Audiences are now scattered across a much broader array of entertainment media options as the result of a continuous stream of technological innovations. New screens, broadband, mobile, real-time metrics, social media and interactive engagement have disrupted established boundaries and patterns. The resulting chaos has created business opportunities for media companies of all kinds to create, aggregate, support, distribute and display content in new ways.
Facilitating an emotional connection between the CW’s shows and your viewers is a key component of this rebrand. How does digital integration provide that connection in ways that were not previously possible?
Pappalardo: The brand is now a two-way experience; not only does The CW speak to its audience but the audience now actively interacts with The CW. We designed OOH assets, for instance, to incorporate app icons and Twitter handles so consumers could engage with The CW immediately rather than wait until Thursday to watch and talk about their favorite show. An engaged consumer is an emotionally invested consumer.
Thompson: From the beginning, we knew we had to think of The CW’s brand ecosystem holistically. We created icon and language tools that could be used by all the teams from on-air to digital to social. The show-specific Facebook pages have grids and guidelines to remind you that each is a CW show. We looked for opportunities to infuse the brand everywhere. All of these little cues help to create a more cohesive experience for the consumer.
What was the process for developing the “TV Now” slogan and other CW brand language?
Thompson: "TV Now" aligned perfectly with the goals for the brand for both consumer and partner communication. It aligns with the live-for-now spirit of the audience and says that The CW is redefining what it means to be a television network. We worked on communication in conjunction with the brand concept and design.
You developed signature “living key art” for this rebrand. Can you expound on that term? How does it differ from other networks’ key art?

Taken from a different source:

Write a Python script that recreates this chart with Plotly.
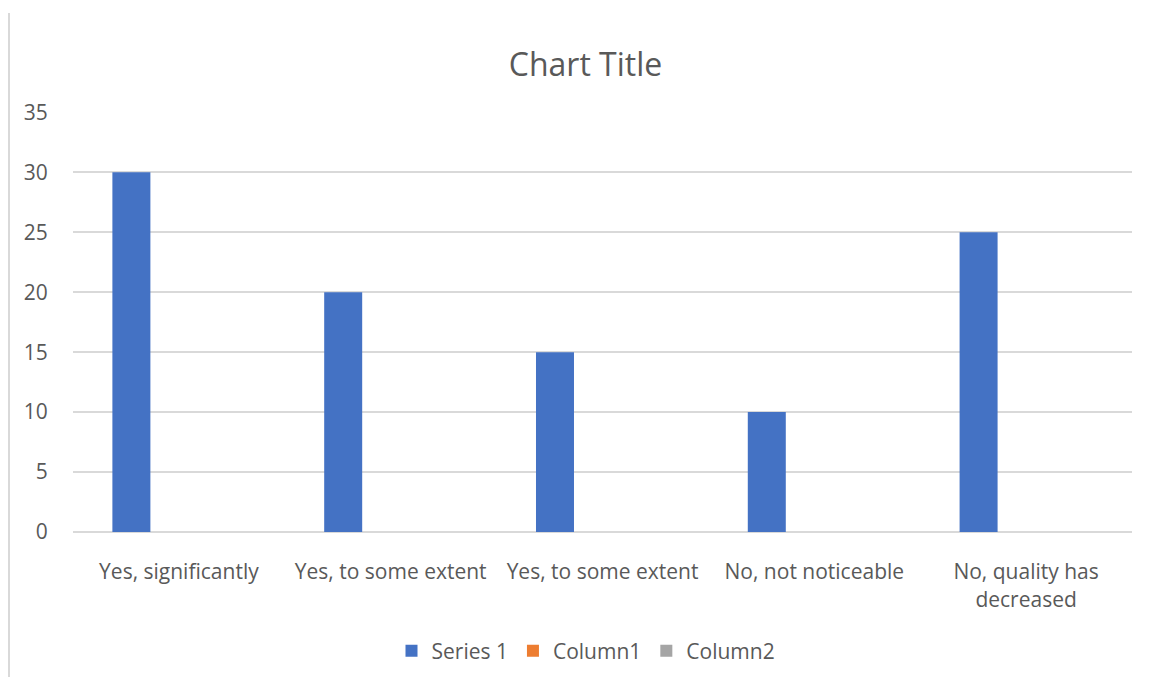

Pappalardo: Key art is typically a still, print-based marketing image that captures the essence of a show. For The CW, we extended the traditional concept of key art to include all media channels – print, digital and broadcast. The still image used in a print ad literally comes to life with subtle motion, through live-action, in all dynamic media applications, whether it be the TV, an iPad App, or other [platform].
Keeping the “brand blueprint” straight across all those platforms, ensuring the same message stays consistent everywhere, seems like a nearly impossible task – even more so in the transmedia era. Can you talk a bit about how Troika kept track of it all as the rebrand developed?

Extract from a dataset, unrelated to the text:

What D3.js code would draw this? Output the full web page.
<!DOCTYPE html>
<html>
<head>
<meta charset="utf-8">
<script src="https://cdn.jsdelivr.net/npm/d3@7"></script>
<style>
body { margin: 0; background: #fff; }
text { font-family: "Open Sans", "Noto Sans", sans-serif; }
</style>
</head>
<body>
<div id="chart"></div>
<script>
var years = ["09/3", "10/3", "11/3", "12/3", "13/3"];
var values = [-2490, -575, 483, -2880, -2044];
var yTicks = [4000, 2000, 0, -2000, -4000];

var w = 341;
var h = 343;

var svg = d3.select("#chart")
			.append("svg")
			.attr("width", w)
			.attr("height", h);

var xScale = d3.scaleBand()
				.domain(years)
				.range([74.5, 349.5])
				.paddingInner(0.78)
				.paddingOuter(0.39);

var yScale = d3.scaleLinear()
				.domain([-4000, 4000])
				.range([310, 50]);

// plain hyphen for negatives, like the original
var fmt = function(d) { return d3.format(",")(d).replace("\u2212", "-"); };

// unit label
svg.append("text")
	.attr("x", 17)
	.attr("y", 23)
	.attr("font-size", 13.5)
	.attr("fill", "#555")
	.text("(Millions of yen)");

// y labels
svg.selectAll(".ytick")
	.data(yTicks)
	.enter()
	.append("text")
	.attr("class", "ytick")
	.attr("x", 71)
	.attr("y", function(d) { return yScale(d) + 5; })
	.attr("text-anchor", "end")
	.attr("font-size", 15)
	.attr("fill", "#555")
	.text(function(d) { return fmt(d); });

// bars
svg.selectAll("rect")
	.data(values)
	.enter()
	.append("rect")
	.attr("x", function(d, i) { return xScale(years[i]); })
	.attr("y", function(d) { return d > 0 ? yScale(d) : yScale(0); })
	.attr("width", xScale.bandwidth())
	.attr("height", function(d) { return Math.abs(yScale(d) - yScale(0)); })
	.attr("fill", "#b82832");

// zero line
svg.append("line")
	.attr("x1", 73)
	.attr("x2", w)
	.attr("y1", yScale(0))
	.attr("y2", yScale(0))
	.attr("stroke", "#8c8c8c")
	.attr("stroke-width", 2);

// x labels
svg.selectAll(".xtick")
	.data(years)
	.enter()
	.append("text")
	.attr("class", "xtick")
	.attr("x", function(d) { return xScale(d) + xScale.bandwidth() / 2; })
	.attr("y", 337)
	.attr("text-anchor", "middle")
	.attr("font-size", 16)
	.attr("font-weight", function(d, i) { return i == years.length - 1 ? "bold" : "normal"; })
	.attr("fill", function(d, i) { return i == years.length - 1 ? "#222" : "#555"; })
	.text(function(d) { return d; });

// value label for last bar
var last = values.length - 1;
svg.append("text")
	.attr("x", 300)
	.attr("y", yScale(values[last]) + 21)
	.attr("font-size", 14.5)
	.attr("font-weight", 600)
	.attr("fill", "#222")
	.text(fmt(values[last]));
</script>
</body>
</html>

Pappalardo: Large network rebrands have long been grand undertakings with hundreds of unique deliverables designed to work as a unified whole. That's one reason so few have mastered them. We applied the same method to The CW's recent rebrand that we always have at Troika: we thoroughly researched the client's consumer touchpoints, methodically mapped them out and then innovated design systems in service of every touchpoint opportunity we could find. Granted, today's touchpoints are evolving at an unprecedented pace. We now have an employee solely dedicated to transmedia landscape mapping and we apply it in our process for every brand we work with.